Pulse train control in an excitable micropillar laser with delayed optical feedback (Conference Presentation)

Recent experiments with an excitable VCSEL micropillar laser with delayed optical feedback demonstrated that the system is able to sustain trains of optical pulses. The laser has two layers of gain and one layer of absorption in the VCSEL cavity, and it is an excitable single longitudinal and transverse mode laser. With optical feedback, a past pulse can trigger a new pulse, creating a pulse train with repetition rate given by the delay time. It is possible to trigger and retime pulses by appropriate external perturbations, in the form of appropriately timed short optical pulses. In particular, several pulse trains can be triggered independently by optical perturbations, and sustained simultaneously in the external cavity, with different timing in between pulses. Such dynamics are also called localised structures, and are investigated here theoretically. It has been verified experimentally and theoretically that the phase of the electric field is not relevant. The Yamada model – a well-established system of ordinary differential equations for intensity, gain and absorption – is thus a suitable model. As we show, the Yamada model with delayed intensity feedback describes the pulsing micropillar laser system in good agreement with the experiment. A bifurcation analysis of this model shows that several pulsing periodic solution with different repetition rates coexist and are stable. Although coexisting pulse trains can seem independent on the timescale of the experiment, we show that they correspond here to extremely long transient dynamics toward one of the stable periodic solutions, with equidistant pulses.

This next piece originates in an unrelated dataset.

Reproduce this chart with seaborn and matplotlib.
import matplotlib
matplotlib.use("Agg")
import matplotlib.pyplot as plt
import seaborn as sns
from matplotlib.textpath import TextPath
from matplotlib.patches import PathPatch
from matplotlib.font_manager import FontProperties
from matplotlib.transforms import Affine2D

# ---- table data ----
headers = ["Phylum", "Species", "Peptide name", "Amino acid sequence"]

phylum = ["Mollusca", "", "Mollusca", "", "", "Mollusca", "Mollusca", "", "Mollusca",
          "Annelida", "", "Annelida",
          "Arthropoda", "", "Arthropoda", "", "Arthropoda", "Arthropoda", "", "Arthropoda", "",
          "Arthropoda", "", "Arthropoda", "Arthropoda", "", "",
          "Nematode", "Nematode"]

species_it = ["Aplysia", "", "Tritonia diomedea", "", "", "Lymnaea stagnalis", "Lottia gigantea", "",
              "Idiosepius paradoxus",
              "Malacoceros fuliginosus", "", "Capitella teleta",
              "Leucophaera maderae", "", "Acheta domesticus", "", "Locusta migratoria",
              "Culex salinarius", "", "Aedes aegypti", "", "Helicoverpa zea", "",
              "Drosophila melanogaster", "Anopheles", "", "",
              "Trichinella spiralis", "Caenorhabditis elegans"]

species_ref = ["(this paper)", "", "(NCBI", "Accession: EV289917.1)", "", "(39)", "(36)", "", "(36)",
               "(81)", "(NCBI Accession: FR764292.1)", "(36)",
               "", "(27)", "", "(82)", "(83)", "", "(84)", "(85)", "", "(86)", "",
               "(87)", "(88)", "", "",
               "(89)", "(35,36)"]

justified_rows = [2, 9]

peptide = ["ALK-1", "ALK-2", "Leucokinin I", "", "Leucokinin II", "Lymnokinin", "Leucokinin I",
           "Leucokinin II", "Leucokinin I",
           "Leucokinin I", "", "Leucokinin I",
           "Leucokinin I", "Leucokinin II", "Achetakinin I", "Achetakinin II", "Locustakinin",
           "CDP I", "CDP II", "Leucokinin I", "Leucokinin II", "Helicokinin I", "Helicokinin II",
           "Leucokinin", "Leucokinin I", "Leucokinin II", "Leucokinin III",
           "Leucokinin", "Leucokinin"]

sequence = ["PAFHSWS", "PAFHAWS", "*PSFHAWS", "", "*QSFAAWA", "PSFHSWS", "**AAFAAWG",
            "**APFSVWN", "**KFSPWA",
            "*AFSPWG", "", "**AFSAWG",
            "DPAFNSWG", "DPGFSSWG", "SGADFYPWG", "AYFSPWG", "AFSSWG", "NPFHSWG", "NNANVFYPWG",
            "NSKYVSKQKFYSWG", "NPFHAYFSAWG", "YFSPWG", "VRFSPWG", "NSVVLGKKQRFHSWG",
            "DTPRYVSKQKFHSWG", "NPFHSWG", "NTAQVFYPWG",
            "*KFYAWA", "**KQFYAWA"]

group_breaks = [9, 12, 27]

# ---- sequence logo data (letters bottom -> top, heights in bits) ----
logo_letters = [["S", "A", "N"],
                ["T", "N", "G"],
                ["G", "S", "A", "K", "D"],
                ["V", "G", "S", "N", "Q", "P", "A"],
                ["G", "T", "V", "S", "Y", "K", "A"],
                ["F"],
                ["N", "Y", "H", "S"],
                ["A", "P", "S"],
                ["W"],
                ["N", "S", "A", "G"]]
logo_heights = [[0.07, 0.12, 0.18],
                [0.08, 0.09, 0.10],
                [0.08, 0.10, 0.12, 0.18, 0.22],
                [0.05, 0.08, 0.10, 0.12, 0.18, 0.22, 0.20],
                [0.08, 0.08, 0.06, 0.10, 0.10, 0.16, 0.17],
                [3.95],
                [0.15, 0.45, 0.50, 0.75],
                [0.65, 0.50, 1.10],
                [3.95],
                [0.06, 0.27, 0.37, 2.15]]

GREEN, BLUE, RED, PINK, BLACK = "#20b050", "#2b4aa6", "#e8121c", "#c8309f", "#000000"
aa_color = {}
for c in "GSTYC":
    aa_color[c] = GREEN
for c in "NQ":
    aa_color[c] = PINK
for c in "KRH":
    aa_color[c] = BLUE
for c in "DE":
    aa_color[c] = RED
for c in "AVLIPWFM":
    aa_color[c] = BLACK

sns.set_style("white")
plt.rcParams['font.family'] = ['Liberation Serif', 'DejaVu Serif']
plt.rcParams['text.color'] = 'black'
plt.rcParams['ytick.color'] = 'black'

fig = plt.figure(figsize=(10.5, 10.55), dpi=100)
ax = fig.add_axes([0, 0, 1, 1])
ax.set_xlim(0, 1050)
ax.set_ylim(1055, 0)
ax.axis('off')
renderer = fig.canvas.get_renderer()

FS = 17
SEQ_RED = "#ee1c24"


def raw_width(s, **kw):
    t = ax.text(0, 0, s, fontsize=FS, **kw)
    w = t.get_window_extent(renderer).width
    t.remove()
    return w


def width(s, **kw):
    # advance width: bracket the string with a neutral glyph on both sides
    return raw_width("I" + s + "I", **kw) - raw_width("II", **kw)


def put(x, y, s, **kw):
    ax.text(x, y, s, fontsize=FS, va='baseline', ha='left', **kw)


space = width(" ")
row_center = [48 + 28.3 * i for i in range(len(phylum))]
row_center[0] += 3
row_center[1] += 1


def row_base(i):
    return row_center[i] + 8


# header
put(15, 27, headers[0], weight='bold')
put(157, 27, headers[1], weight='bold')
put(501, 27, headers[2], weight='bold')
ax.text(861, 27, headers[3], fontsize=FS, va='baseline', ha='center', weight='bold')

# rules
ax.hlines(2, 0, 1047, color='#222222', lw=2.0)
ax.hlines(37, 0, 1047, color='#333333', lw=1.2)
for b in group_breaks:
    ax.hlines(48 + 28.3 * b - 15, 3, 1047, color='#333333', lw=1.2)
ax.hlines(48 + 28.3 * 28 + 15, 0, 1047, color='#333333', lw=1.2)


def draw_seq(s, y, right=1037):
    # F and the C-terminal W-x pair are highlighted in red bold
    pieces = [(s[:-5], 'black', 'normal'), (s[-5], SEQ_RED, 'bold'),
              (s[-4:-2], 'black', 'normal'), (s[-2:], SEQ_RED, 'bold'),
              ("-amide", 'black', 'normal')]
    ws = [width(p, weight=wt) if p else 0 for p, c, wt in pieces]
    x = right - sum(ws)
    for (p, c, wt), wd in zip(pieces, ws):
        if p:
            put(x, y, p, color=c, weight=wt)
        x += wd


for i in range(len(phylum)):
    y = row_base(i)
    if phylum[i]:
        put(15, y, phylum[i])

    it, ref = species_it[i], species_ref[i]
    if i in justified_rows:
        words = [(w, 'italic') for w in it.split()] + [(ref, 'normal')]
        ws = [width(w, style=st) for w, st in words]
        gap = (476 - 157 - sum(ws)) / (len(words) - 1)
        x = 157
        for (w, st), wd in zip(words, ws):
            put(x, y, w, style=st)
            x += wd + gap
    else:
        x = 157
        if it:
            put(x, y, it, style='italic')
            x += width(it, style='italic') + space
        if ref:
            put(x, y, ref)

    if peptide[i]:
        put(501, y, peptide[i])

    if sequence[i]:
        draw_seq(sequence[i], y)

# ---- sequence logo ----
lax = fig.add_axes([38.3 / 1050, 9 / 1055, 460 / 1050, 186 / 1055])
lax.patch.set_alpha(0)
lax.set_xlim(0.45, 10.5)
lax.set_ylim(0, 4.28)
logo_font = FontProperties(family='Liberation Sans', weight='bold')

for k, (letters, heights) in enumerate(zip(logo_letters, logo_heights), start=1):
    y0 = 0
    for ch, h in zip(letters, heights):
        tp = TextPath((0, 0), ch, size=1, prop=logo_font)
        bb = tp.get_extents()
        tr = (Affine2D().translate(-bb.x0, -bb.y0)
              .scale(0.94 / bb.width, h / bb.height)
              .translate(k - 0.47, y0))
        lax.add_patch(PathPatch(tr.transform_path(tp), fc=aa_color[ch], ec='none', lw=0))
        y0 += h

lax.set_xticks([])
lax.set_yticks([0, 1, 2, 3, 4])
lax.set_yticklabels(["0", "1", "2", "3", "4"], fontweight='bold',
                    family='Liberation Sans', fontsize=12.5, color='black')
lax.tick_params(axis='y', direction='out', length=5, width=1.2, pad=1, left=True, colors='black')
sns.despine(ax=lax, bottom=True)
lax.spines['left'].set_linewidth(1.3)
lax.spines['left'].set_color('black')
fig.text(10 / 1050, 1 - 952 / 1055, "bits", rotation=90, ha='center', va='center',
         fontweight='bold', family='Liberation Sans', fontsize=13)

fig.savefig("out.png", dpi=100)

Spiking and pulse train dynamics in a neuromimetic micropillar laser (Conference Presentation)

Processing of information with optical spikes could present an alternative path with a reduced energy consumption. It could also be well suited in the framework of novel brain-inspired computation paradigms. We investigate the spiking and pulse train dynamics in a micropillar laser with integrated saturable absorber. The optically-pumped microcavity laser is based on a specifically optimized design. The solitary laser can emit sub-nanosecond Q-switched pulses above laser threshold. Below threshold, the laser is in the so-called excitable regime, a generic all-or-none kind of response also found in biological neurons. We demonstrate several neuromimetic properties of the micropillar laser including the relative and absolute refractory periods and the temporal summation. The latter gives rise to sensitive and fast coincidence detectors of optical signals. In the configuration with delayed optical feedback, the system is shown experimentally and theoretically to sustain controllable trains of dissipative temporal solitons controlled by adequate optical perturbations. We show that the pulse train can be started or resynchronized (retiming) with a single perturbation and that the system can store a large variety of temporal pulse patterns. We discuss the role of pump noise that may terminate a pulse train. We demonstrate a strong asymmetry in the effect of noise on the switch on and off processes, as well as a peculiar role played by noise timing. Besides its interest as a compact source of controllable pulses, this system can be arranged if needed in arrays leading to interesting prospects for artificial optical neural networks.

Self-pulsing and nonlinear dynamics in micro and nanolasers

We present recent experimental and theoretical results on the nonlinear dynamics of semiconductor micro and nanolasers. Self-pulsing dynamics is encountered both in a compact and monolithic microlaser with intracavity integrated saturable absorber and in photonic crystal nanolasers. We propose a scheme for achieving self-pulsing in nanolasers based on asymmetrically coupled cavities and study theoretically its implementation in a photonic-crystal based system. On the other hand, short pulses with duration as short as 35 ps with multi-GHz repetition rates are found. Short pulses are experimentally evidenced in a micropillar laser with saturable absorber together with excitable dynamics. We evidence the passage between gain-switching and excitability and show optical response with a refractory period less than 250 ps.